A ceux qui lui témoignaient quelque inquiétude il répondait en souriant de leurs alarmes. A d’Arget, par exemple, qui, voyageant en France, l’avertit du soulèvement que sa conduite cause autour de lui : « Je suis surpris, écrit-il, qu’un homme comme vous, accoutumé aux affaires, ait pris pour vrais des discours et des raisonnemens de peuple. Soyez tranquille, ma convention ne troublera en rien la bonne harmonie avec laquelle j’ai vécu jusqu’ici avec la France, et vous pouvez faire en toute sûreté des vœux pour ma prospérité, sans trahir les intérêts de votre patrie. » Et à son frère, le prince de Prusse, qui s’effraye aussi : « Je ne nie pas que je sois encore dans un embarras dont peut-être je ne me tirerai qu’avec beaucoup de ménagemens, et en maniant délicatement les matières ; mais la preuve que j’ai bien agi, c’est qu’on ne saurait être plus capot à Vienne. Et comptez-vous pour rien d’avoir, d’un coup de plume, enrayé la reine de Hongrie, humilié la Saxe, et désespéré le chancelier Bestucheff[1] ? »

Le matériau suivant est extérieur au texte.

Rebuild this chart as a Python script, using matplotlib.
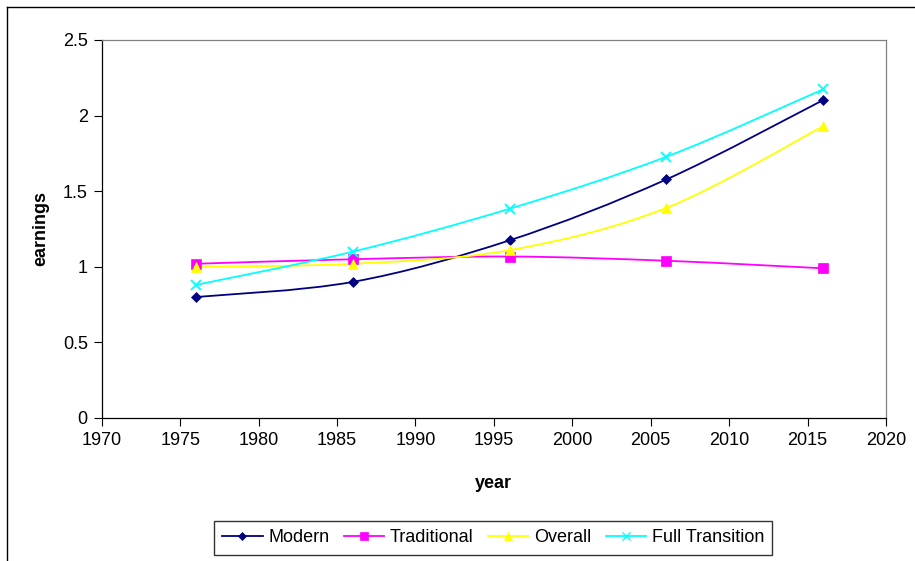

  1. Pol. Corr., t. XI, p. 352-377, 389 ; t. XII, p. 100, 101, 107, 111, 122, 12, 127, 130, 130, 149, 171, etc. — Knyphausen à Frédéric, 7 novembre, 1er décembre 1755 ; 13 février, 1 et 8 mars 1756 (Ministère des Affaires étrangères). — Frédéric à d’Arget, 16 février 1756 (Correspondance générale).